Court of Criminal Appeals of Texas
May 1, 1974
508 S.W.2d 620 (Tex. Crim. App. 1974)

Summary

holding error not forfeited where law changed five years after trial

Summary of this case from Davis v. State

Opinion

No. 48205.

May 1, 1974.

Appeal from the Criminal District Court No. 2, Tarrant County, J. E. Winters, J.

Fred Fick, Fort Worth, for appellant.

Jim. D. Vollers, State's Atty., Austin, for the State.


OPINION ON PETITIONER'S MOTION FOR REHEARING


Our opinion on original submission is withdrawn, but we adopt the following statement of the facts in this case contained therein:

"This is a post-conviction habeas corpus proceeding brought under the provisions of Article 11.07, Vernon's Ann.C.C.P., by the petitioner, an inmate of the Texas Department of Corrections.

"Petitioner was convicted of the offense of "burglary of a private residence at nighttime by the use of firearms' in Cause No. 72,603 in the Criminal District Court of Tarrant County on May 12, 1967, and assessed a term of eighteen years' confinement.
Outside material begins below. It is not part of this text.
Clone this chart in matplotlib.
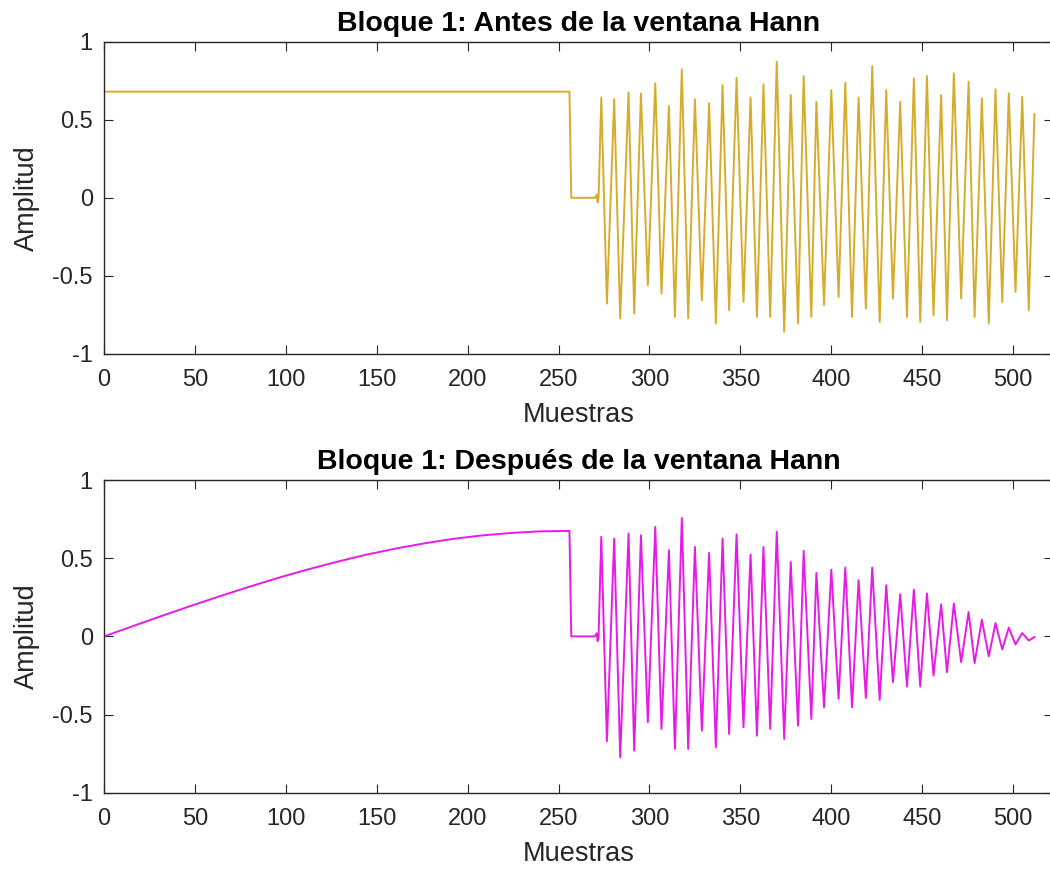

No appeal was perfected.

"Petitioner filed an application for writ of habeas corpus alleging that his conviction was tainted by the admission in evidence, during the punishment stage of the trial, of a prior aggravated assault conviction which was void because he was not represented by counsel at the time of the trial of that case, and was indigent, and was deprived of his right to counsel. The trial court did not conduct a hearing, but entered findings of fact and conclusions of law denying the application on July 31, 1973.

"Pursuant to our order of September 6, 1973, the trial court appointed counsel for petitioner, and conducted an evidentiary hearing on November 12, 1973 to determine the merits of petitioner's contentions. Evidence was heard, after which the trial court found that at the trial in Cause No. 72,603, supra, resulting in petitioner's conviction and eighteen-year sentence, evidence of the three convictions of petitioner for misdemeanor aggravated assault was introduced by the State at the punishment stage of the trial, in each of which prior convictions the punishment included imprisonment in jail; that petitioner was indigent and confined in jail at the time of each of the convictions; that he was not represented by counsel in any of the cases; that he was not advised of his right to appointed counsel; and that petitioner did not knowingly and intelligently waive his right to counsel.

"On November 1, 1973, petitioner filed in the trial court a supplement to his petition alleging two additional prior void misdemeanor convictions introduced in evidence in Cause No. 72,603.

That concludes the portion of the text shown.